The film is moved before being peeled off the bonding agent according to the above embodiment of the invention. However, the same effect is obviously achievable by in addition, or alternatively, moving the squeegee tables 4, 5 by means of a driving means.

In the embodiment of the invention described above, the bonding agent layer left on the boding agent spreading surface 11 of the squeegee table 4, 5 after peeling off of the film 14 are simply spread over with more bonding agent by the blade 9 to form a new boding agent layer. Alternatively, the film 14 can be used by sticking a new area of film 14 not bearing a bonding agent layer to the bonding agent layer on the boding agent spreading surface 11 and then peeling off the film at a third predetermined speed such that substantially all of the bonding agent layer is peeled off the bonding agent spreading surface 11 and transferred to the film 14.

The boding agent layer on the film 14 can then be treated as set out above.

As set forth above, since there are provided the steps of firstly, spreading the bonding agent in the form of a layer having a predetermined thickness on the bonding-agent spreading side; secondly, paying out the film made of elastic material from one end to the other end of the bonding-agent spreading side at a predetermined speed and sticking the film onto the bonding agent layer; thirdly, peeling the film off the spreading side relatively at a speed at which the upper half of the bonding agent layer is peeled off from the other end of the spreading side; and fourthly, transferring the bonding agent layer spread on the film to a member according to the present invention, it is possible to form a thin bonding agent layer on the film by dividing the bonding agent layer into two to have the elastic properties of the bonding agent manifested.
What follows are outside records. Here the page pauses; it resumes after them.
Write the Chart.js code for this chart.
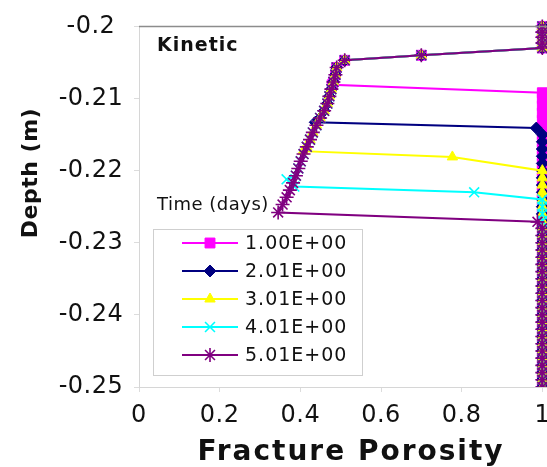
<!DOCTYPE html>
<html>
<head>
<meta charset="utf-8">
<title>Fracture Porosity - Kinetic</title>
<script src="https://cdn.jsdelivr.net/npm/chart.js"></script>
<style>
    html, body { margin: 0; padding: 0; overflow: hidden; background: #fff; }
    #wrap { width: 700px; height: 467px; }
</style>
</head>
<body>
<div id="wrap"><canvas id="porosityChart" width="700" height="467"></canvas></div>
<script>
// ===== Data =====
const seriesLabels = ['1.00E+00', '2.01E+00', '3.01E+00', '4.01E+00', '5.01E+00'];
const xTickValues = [0, 0.2, 0.4, 0.6, 0.8, 1, 1.2];
const yTickValues = [-0.25, -0.24, -0.23, -0.22, -0.21, -0.2];

// shared part near the top (all times overlap here)
const topPorosity = [1, 1, 1, 1, 1, 0.70, 0.51];
const topDepth = [-0.2000, -0.2008, -0.2015, -0.2023, -0.2030, -0.2040, -0.2047];

// shared sloping profile
const slantPorosity = [0.490, 0.487, 0.482, 0.477, 0.472, 0.467, 0.459, 0.449, 0.440, 0.431, 0.424,
    0.416, 0.408, 0.401, 0.395, 0.389, 0.382, 0.374, 0.366, 0.356, 0.345];
const slantDepth = [-0.2057, -0.2067, -0.2077, -0.2087, -0.2097, -0.2107, -0.2117, -0.2127, -0.2137, -0.2147, -0.2157,
    -0.2167, -0.2177, -0.2187, -0.2197, -0.2207, -0.2217, -0.2227, -0.2237, -0.2247, -0.2258];

// front of each time
const front1Porosity = [0.479, 1.0];
const front1Depth = [-0.2081, -0.2092];
const front2Porosity = [0.437, 0.985];
const front2Depth = [-0.2133, -0.2141];
const front3Porosity = [0.407, 0.777, 1.0];
const front3Depth = [-0.2173, -0.2181, -0.2200];
const front4Porosity = [0.366, 0.385, 0.831, 1.0];
const front4Depth = [-0.2212, -0.2222, -0.2230, -0.2240];
const front5Porosity = [0.988];
const front5Depth = [-0.2271];

// porosity = 1 below the front
const columnDepth = [-0.210, -0.211, -0.212, -0.213, -0.214, -0.215, -0.216, -0.217, -0.218, -0.219,
    -0.220, -0.221, -0.222, -0.223, -0.224, -0.225, -0.226, -0.227, -0.228, -0.229,
    -0.230, -0.231, -0.232, -0.233, -0.234, -0.235, -0.236, -0.237, -0.238, -0.239,
    -0.240, -0.241, -0.242, -0.243, -0.244, -0.245, -0.246, -0.247, -0.248, -0.249, -0.250];

const fronts = [
    [front1Porosity, front1Depth],
    [front2Porosity, front2Depth],
    [front3Porosity, front3Depth],
    [front4Porosity, front4Depth],
    [front5Porosity, front5Depth]
];

const colors = ['#ff00ff', '#000080', '#ffff00', '#00ffff', '#800080'];
const styles = ['rect', 'rectRot', 'triangle', 'crossRot', 'star'];
const radii = [7, 6, 6, 7, 7];

function buildPoints(frontPorosity, frontDepth) {
    const pts = [];
    topPorosity.forEach((p, i) => pts.push({ x: p, y: topDepth[i] }));
    slantDepth.forEach((d, i) => {
        if (d > frontDepth[0]) pts.push({ x: slantPorosity[i], y: d });
    });
    frontPorosity.forEach((p, i) => pts.push({ x: p, y: frontDepth[i] }));
    const last = frontDepth[frontDepth.length - 1];
    columnDepth.forEach(d => {
        if (d < last - 0.0004) pts.push({ x: 1, y: d });
    });
    return pts;
}

const datasets = seriesLabels.map((label, i) => ({
    label: label,
    data: buildPoints(fronts[i][0], fronts[i][1]),
    showLine: true,
    borderColor: colors[i],
    backgroundColor: colors[i],
    borderWidth: 2,
    pointStyle: styles[i],
    pointRadius: radii[i],
    pointBorderWidth: (styles[i] === 'crossRot' || styles[i] === 'star') ? 1.6 : 1,
    order: seriesLabels.length - 1 - i,
    clip: { left: 10, top: 10, right: 10, bottom: 0 }
}));

// ===== Extra text, legend and frame =====
const decorPlugin = {
    id: 'decor',
    beforeDraw(chart) {
        chart.ctx.letterSpacing = '0.5px';
    },
    afterDatasetsDraw(chart) {
        const ctx = chart.ctx;
        const area = chart.chartArea;
        ctx.save();

        // top frame line
        ctx.strokeStyle = '#8c8c8c';
        ctx.lineWidth = 1.5;
        ctx.beginPath();
        ctx.moveTo(area.left, area.top);
        ctx.lineTo(area.right, area.top);
        ctx.stroke();

        ctx.fillStyle = '#111';
        ctx.textBaseline = 'middle';
        ctx.textAlign = 'left';
        ctx.letterSpacing = '1px';
        ctx.font = 'bold 19px "DejaVu Sans"';
        ctx.fillText('Kinetic', 157, 46);

        ctx.font = '18px "DejaVu Sans"';
        ctx.letterSpacing = '0.5px';
        ctx.fillText('Time (days)', 157, 205);

        // legend box
        ctx.fillStyle = '#fff';
        ctx.fillRect(153, 229, 209, 146);
        ctx.strokeStyle = '#cfcfcf';
        ctx.lineWidth = 1;
        ctx.strokeRect(153.5, 229.5, 209, 146);

        chart.data.datasets.forEach((ds, i) => {
            const y = 243 + i * 28;
            ctx.strokeStyle = ds.borderColor;
            ctx.fillStyle = ds.backgroundColor;
            ctx.lineWidth = 2;
            ctx.beginPath();
            ctx.moveTo(182, y);
            ctx.lineTo(238, y);
            ctx.stroke();
            ctx.lineWidth = ds.pointBorderWidth;
            if (Chart.helpers && Chart.helpers.drawPoint) {
                Chart.helpers.drawPoint(ctx, {
                    pointStyle: ds.pointStyle,
                    radius: ds.pointRadius,
                    borderWidth: ds.pointBorderWidth,
                    rotation: 0
                }, 210, y);
            }
            ctx.fillStyle = '#111';
            ctx.font = '19px "DejaVu Sans"';
            ctx.letterSpacing = '1px';
            ctx.fillText(ds.label, 245, y + 1);
        });

        // axis titles
        ctx.fillStyle = '#111';
        ctx.textAlign = 'center';
        ctx.textBaseline = 'alphabetic';
        ctx.font = 'bold 28px "DejaVu Sans"';
        ctx.letterSpacing = '2px';
        ctx.fillText('Fracture Porosity', 351, 460);

        ctx.translate(31, 173);
        ctx.rotate(-Math.PI / 2);
        ctx.textBaseline = 'middle';
        ctx.font = 'bold 22px "DejaVu Sans"';
        ctx.letterSpacing = '0.5px';
        ctx.fillText('Depth (m)', 0, 0);
        ctx.restore();
    }
};

document.addEventListener('DOMContentLoaded', function() {
    Chart.defaults.font.family = '"DejaVu Sans", sans-serif';
    Chart.defaults.color = '#111';

    new Chart(document.getElementById('porosityChart'), {
        type: 'scatter',
        data: { datasets: datasets },
        options: {
            responsive: false,
            animation: false,
            layout: { padding: { top: 20, right: 77, left: 0, bottom: 0 } },
            plugins: {
                legend: { display: false },
                tooltip: { enabled: false }
            },
            scales: {
                x: {
                    type: 'linear',
                    min: 0,
                    max: 1.2,
                    afterFit: s => { s.height = 80; },
                    afterBuildTicks: s => { s.ticks = xTickValues.map(v => ({ value: v })); },
                    ticks: {
                        padding: 9,
                        font: { size: 24 },
                        callback: v => String(+Number(v).toFixed(1))
                    },
                    grid: { drawOnChartArea: false, color: '#dcdcdc', tickLength: 5 },
                    border: { color: '#d6d6d6' }
                },
                y: {
                    type: 'linear',
                    min: -0.25,
                    max: -0.2,
                    afterFit: s => { s.width = 139; },
                    afterBuildTicks: s => { s.ticks = yTickValues.map(v => ({ value: v })); },
                    ticks: {
                        padding: 12,
                        crossAlign: 'center',
                        font: { size: 24 },
                        callback: v => String(+Number(v).toFixed(2))
                    },
                    grid: { drawOnChartArea: false, color: '#dcdcdc', tickLength: 5 },
                    border: { color: '#d6d6d6' }
                }
            }
        },
        plugins: [decorPlugin]
    });
});
</script>
</body>
</html>
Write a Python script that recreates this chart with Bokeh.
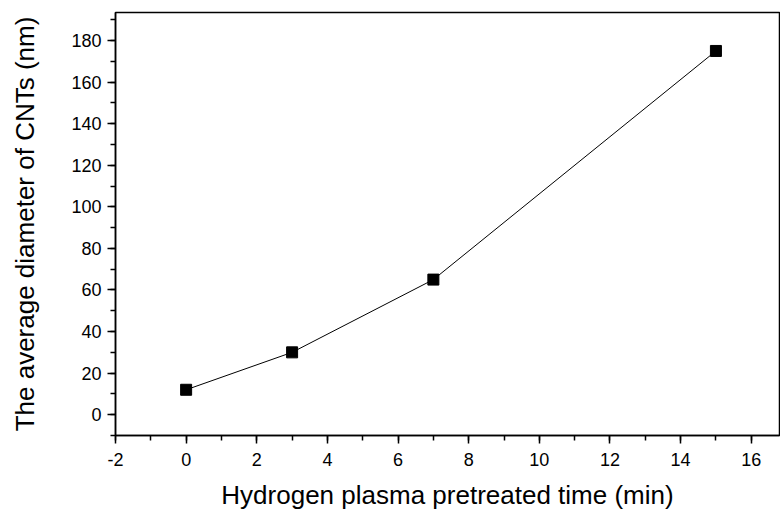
from bokeh.plotting import figure
from bokeh.embed import file_html
from bokeh.resources import INLINE
from bokeh.models import Range1d, FixedTicker

time_min = [0, 3, 7, 15]
diameter_nm = [12, 30, 65, 175]
x_ticks = [-2, 0, 2, 4, 6, 8, 10, 12, 14, 16]
x_tick_labels = ["-2", "0", "2", "4", "6", "8", "10", "12", "14", "16"]
y_ticks = [0, 20, 40, 60, 80, 100, 120, 140, 160, 180]

p = figure(width=780, height=514, output_backend="svg", toolbar_location=None,
           x_range=Range1d(-2, 16.8), y_range=Range1d(-10, 193.5),
           min_border_left=115, min_border_right=1, min_border_top=12, min_border_bottom=79)
p.line(time_min, diameter_nm, line_color="black", line_width=1)
p.scatter(time_min, diameter_nm, marker="square", size=11, fill_color="black", line_color="black")

p.xgrid.visible = False
p.ygrid.visible = False
p.outline_line_color = "black"
p.outline_line_width = 1.5

p.xaxis.ticker = FixedTicker(ticks=x_ticks, minor_ticks=list(range(-2, 17)))
p.yaxis.ticker = FixedTicker(ticks=y_ticks, minor_ticks=list(range(-10, 191, 10)))
p.xaxis.major_label_overrides = {t: s for t, s in zip(x_ticks, x_tick_labels)}
for ax in (p.xaxis[0], p.yaxis[0]):
    ax.axis_line_color = "black"
    ax.axis_line_width = 1.5
    ax.major_tick_line_color = "black"
    ax.major_tick_line_width = 1.5
    ax.minor_tick_line_color = "black"
    ax.minor_tick_line_width = 1.5
    ax.major_tick_out = 8
    ax.major_tick_in = 0
    ax.minor_tick_out = 5
    ax.minor_tick_in = 0
    ax.major_label_text_font = "Liberation Sans"
    ax.major_label_text_font_size = "18px"
    ax.major_label_text_color = "black"
    ax.axis_label_text_font = "Liberation Sans"
    ax.axis_label_text_font_size = "26px"
    ax.axis_label_text_font_style = "normal"
    ax.axis_label_text_color = "black"

p.xaxis.axis_label = "Hydrogen plasma pretreated time (min)"
p.yaxis.axis_label = "The average diameter of CNTs (nm)"
p.xaxis.major_label_standoff = 9
p.xaxis.axis_label_standoff = 11
p.yaxis.major_label_standoff = 6
p.yaxis.axis_label_standoff = 28

open("out.html", "w").write(file_html(p, INLINE))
When the thin bonding agent layer is transferred to the member, the bonding agent layer that can be transferred to the member is 1/4 in thickness in comparison with what is spread on the squeegee table.

The aforegoing description has been given by way of example only and it will be appreciated by a person skilled in the art that modifications can be made without departing from the scope of the present invention.

Claims (13)

1. A method of transferring a bonding agent comprising the steps of: firstly, spreading the bonding agent in the form of a layer having a predetermined thickness on a bonding-agent spreading surface; secondly, paying out a film made of elastic material from one end to the other end of the bonding-agent spreading surface at a first predetermined speed and sticking the film onto the bonding agent layer; thirdly, peeling the film off the spreading surface at a second predetermined speed at which the upper half of the bonding agent layer is peeled off from the spreading surface and spread on the film; and fourthly, transferring the bonding agent layer spread on the film to a member.

2. A method of transferring a bonding agent as claimed in claim 1, wherein, in said fourth step, the bonding agent layer spread on the film is transferred to the member by, paying out the film across a surface of the member at the first predetermined speed and sticking the bonding agent layer spread on the film onto the member, and, peeling the film off the surface of the member at the second predetermined speed at which the upper half of the bonding agent layer is peeled off from the surface of the member.

3. A method of transferring a bonding agent as claimed in claim 1 or claim 2, wherein, in said paying out and sticking step, the leading end of the film forms a bent portion by its own elasticity.

4. A method of transferring a bonding agent as claimed in any preceding claim, further including the step of sticking a film without the bonding agent spread thereon onto the bonding agent layer on the bonding-agent spreading surface referred to at the third step, and peeling off the film at a third predetermined speed at which the bonding agent is peeled off from the bonding-agent spreading surface so as to transfer the bonding agent onto the surface of the film, wherein said sticking and peeling step is performed after the third step.

5. A method of transferring a bonding agent as claimed in any preceding claim, further including the step of sticking the film with the bonding agent spread thereon onto a flat plate without the bonding agent spread thereon, and peeling off the film at the second predetermined speed at which the bonding agent is peeled off from the film with the bonding agent spread thereon so as to reduce by about 1/2 the thickness of the bonding agent layer on the film.

6. A method of transferring a bonding agent as claimed in any preceding claim, wherein the film is a macromolecular film.

7. An apparatus for transferring a bonding agent comprising: a first squeegee table having a bonding-agent spreading surface and a guideway on both sides of the spreading surface, the guideways having a predetermined height with respect to the spreading surface; a squeegee unit for moving a blade at a predetermined speed on the guideways; and film moving means for paying out a film made of elastic material from a first end to a second end of the bonding-agent spreading surface at a first predetermined speed and for moving the film from the second end thereof at a second predetermined speed at which the bonding agent manifests elasticity.

8. An apparatus for transferring a bonding agent as claimed in claim 7, wherein the film moving means has a back roller and two retaining rollers which are gear-shaped in cross section and each contact a part of the back roller at both ends of the back roller.

9. An apparatus for transferring a bonding agent as claimed in claim 7 or claim 8, including static eliminator means for removing the charge of the film, the static eliminator means being installed on the upstream side of the film moving means, and tension applying means for giving the film a predetermined magnitude of tension on the downstream side thereof.

10. An apparatus for transferring a bonding agent as claimed in any one of claims 7 to 9 further including a second squeegee unit, wherein said first and second squeegee units are symmetrically arranged on a rotary table.

11. An apparatus for transferring a bonding agent as claimed in claim 10 further including a member mounting table positioned on said rotary table circumferentially between said first and second squeegee units for holding a member on which a bonding agent is deposited by said film moving means.

12. A method of transferring a bonding agent substantially as shown in or as described with reference to any one of the accompanying figures.

13. Apparatus for transferring a bonding agent substantially as shown in or as described with reference to any one of the accompanying figures.